Re: alien xeno-anthropologists (was: Abkhaz)
From: | Philip Newton <philip.newton@...> |
Date: | Monday, August 9, 2004, 11:48 |
On Sun, 8 Aug 2004 15:23:55 -0500, Caleb Hines <cph9fa@...> wrote:
> English only has one vowel,
I take this to mean "English has only one vowel phoneme"
> but it has many phonetic realizations. This
> vowel is never written in the text, but the consonants a, e, i, o, u, and
> sometimes y are silent and act as placeholders for this vowel.
This is trivially false, as "bat", "bet", "bit", "bot", and "but" have
the same structure: C1 "b", silent placeholder consonant, C2 "t".
If realisation is conditioned only on the environment and there is
only one vowel phoneme, all those words must mean the same thing.
However, they don't.
If the various written words represent syllables with different vowel
phones, and the words have different meanings, then the phones must
represent distinct phonemes, which contradicts the initial information
that there is but one phoneme.
> Under no
> condition is the choice of a placeholder consonant at all related to the
> choice of phonetic representation for the unwritten vowel. Indeed, the
> choice of phonetic realization often changes from one dialect to another.
I think I can see where this is coming from, but you'd still have a
job to convince the poor alien that there's only one phonemic vowel.

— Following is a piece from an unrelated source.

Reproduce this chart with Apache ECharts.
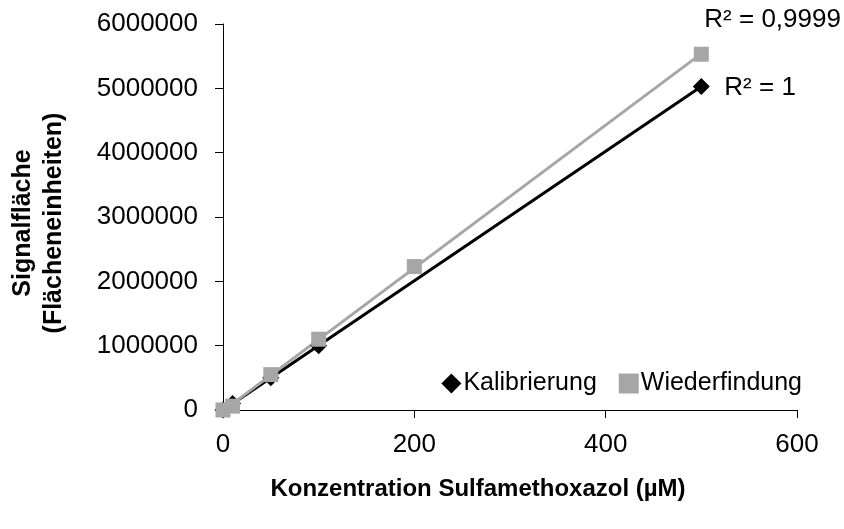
<!DOCTYPE html>
<html>
<head>
<meta charset="utf-8">
<script src="https://cdn.jsdelivr.net/npm/echarts@6/dist/echarts.min.js"></script>
<style>html,body{margin:0;padding:0;background:#fff}#c{width:844px;height:529px}</style>
</head>
<body>
<div id="c"></div>
<script>
// Calibration and recovery measurements (concentration in µM, peak area)
const kalX = [0, 10, 50, 100, 500];
const kalY = [0, 100000, 500000, 1000000, 5030000];
const wfX = [0, 10, 50, 100, 200, 500];
const wfY = [0, 60000, 550000, 1100000, 2230000, 5530000];
const kalR2 = 'R² = 1';
const wfR2 = 'R² = 0,9999';
const xTicks = [0, 200, 400, 600];

function pairs(xs, ys) { return xs.map((x, i) => [x, ys[i]]); }

// Least-squares linear trendline across the measured range
function trend(xs, ys) {
  const n = xs.length;
  const mx = xs.reduce((a, b) => a + b, 0) / n;
  const my = ys.reduce((a, b) => a + b, 0) / n;
  let sxy = 0, sxx = 0;
  for (let i = 0; i < n; i++) { sxy += (xs[i] - mx) * (ys[i] - my); sxx += (xs[i] - mx) ** 2; }
  const b = sxy / sxx, a = my - b * mx;
  const x0 = Math.min(...xs), x1 = Math.max(...xs);
  return [[x0, a + b * x0], [x1, a + b * x1]];
}

const font = 'Liberation Sans, Arial, sans-serif';
const chart = echarts.init(document.getElementById('c'), null, { renderer: 'canvas' });
const kalTrend = trend(kalX, kalY);
const wfTrend = trend(wfX, wfY);

chart.setOption({
  animation: false,
  grid: { left: 222, right: 47, top: 24, bottom: 119 },
  legend: {
    right: 37, top: 366, itemGap: 22, itemWidth: 20, itemHeight: 20,
    textStyle: { fontFamily: font, fontSize: 25, color: '#000', padding: [0, 0, 0, -3] },
    data: [
      { name: 'Kalibrierung', icon: 'diamond' },
      { name: 'Wiederfindung', icon: 'rect' }
    ]
  },
  xAxis: {
    type: 'value', min: 0, max: 600, interval: 200,
    name: 'Konzentration Sulfamethoxazol (µM)', nameLocation: 'middle', nameGap: 67,
    nameTextStyle: { fontFamily: font, fontSize: 24, fontWeight: 'bold', color: '#000', padding: [0, 64, 0, 0] },
    axisLine: { show: true, onZero: false, lineStyle: { color: '#000', width: 1 } },
    axisTick: { show: true, length: 8, lineStyle: { color: '#000' } },
    axisLabel: { fontFamily: font, fontSize: 26, color: '#000', margin: 22,
      formatter: v => xTicks.includes(v) ? String(v) : '' },
    splitLine: { show: false }
  },
  yAxis: {
    type: 'value', min: 0, max: 6000000, interval: 1000000,
    name: 'Signalfläche\n(Flächeneinheiten)', nameLocation: 'middle', nameGap: 153, nameRotate: 90,
    nameTextStyle: { fontFamily: font, fontSize: 25, fontWeight: 'bold', color: '#000', lineHeight: 31,
      padding: [0, 12, 0, 0] },
    axisLine: { show: true, lineStyle: { color: '#000', width: 1 } },
    axisTick: { show: true, length: 8, lineStyle: { color: '#000' } },
    axisLabel: { fontFamily: font, fontSize: 26, color: '#000', margin: 25, formatter: v => String(v) },
    splitLine: { show: false }
  },
  series: [
    {
      name: 'Kalibrierung-Trend', type: 'line', data: kalTrend, symbol: 'none', silent: true,
      lineStyle: { color: '#000', width: 3 }, z: 2,
      endLabel: { show: true, formatter: kalR2, fontFamily: font, fontSize: 26, color: '#000', offset: [15, 1] }
    },
    {
      name: 'Wiederfindung-Trend', type: 'line', data: wfTrend, symbol: 'none', silent: true,
      lineStyle: { color: '#a6a6a6', width: 3 }, z: 3,
      endLabel: { show: true, formatter: wfR2, fontFamily: font, fontSize: 26, color: '#000', offset: [-5, -34] }
    },
    {
      name: 'Kalibrierung', type: 'scatter', data: pairs(kalX, kalY), symbol: 'diamond', symbolSize: 17,
      itemStyle: { color: '#000', opacity: 1 }, z: 4
    },
    {
      name: 'Wiederfindung', type: 'scatter', data: pairs(wfX, wfY), symbol: 'rect', symbolSize: 15,
      itemStyle: { color: '#a6a6a6', opacity: 1 }, z: 5
    }
  ]
});
</script>
</body>
</html>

However, it might work if you change the claim to something like this:
English has only one phonemic vowel. Since there is only one vowel, it
is not necessary to write it.
However, English has a large number of consonant phonemes, most of
which are represented by digraphs, trigraphs, or more. The presence of
various consonantal phonemes causes the one vowel to take on a large
number of phonetic realisations.
For example, the words "bat, bet, bit, bot, but" all end in /t/ but
the they have different initial consonants, which I will represent as
/ba/, /be/, /bi/, /bo/, /bu/ and which condition a different phonetic
realisation of the vowel between the initial and final consonant.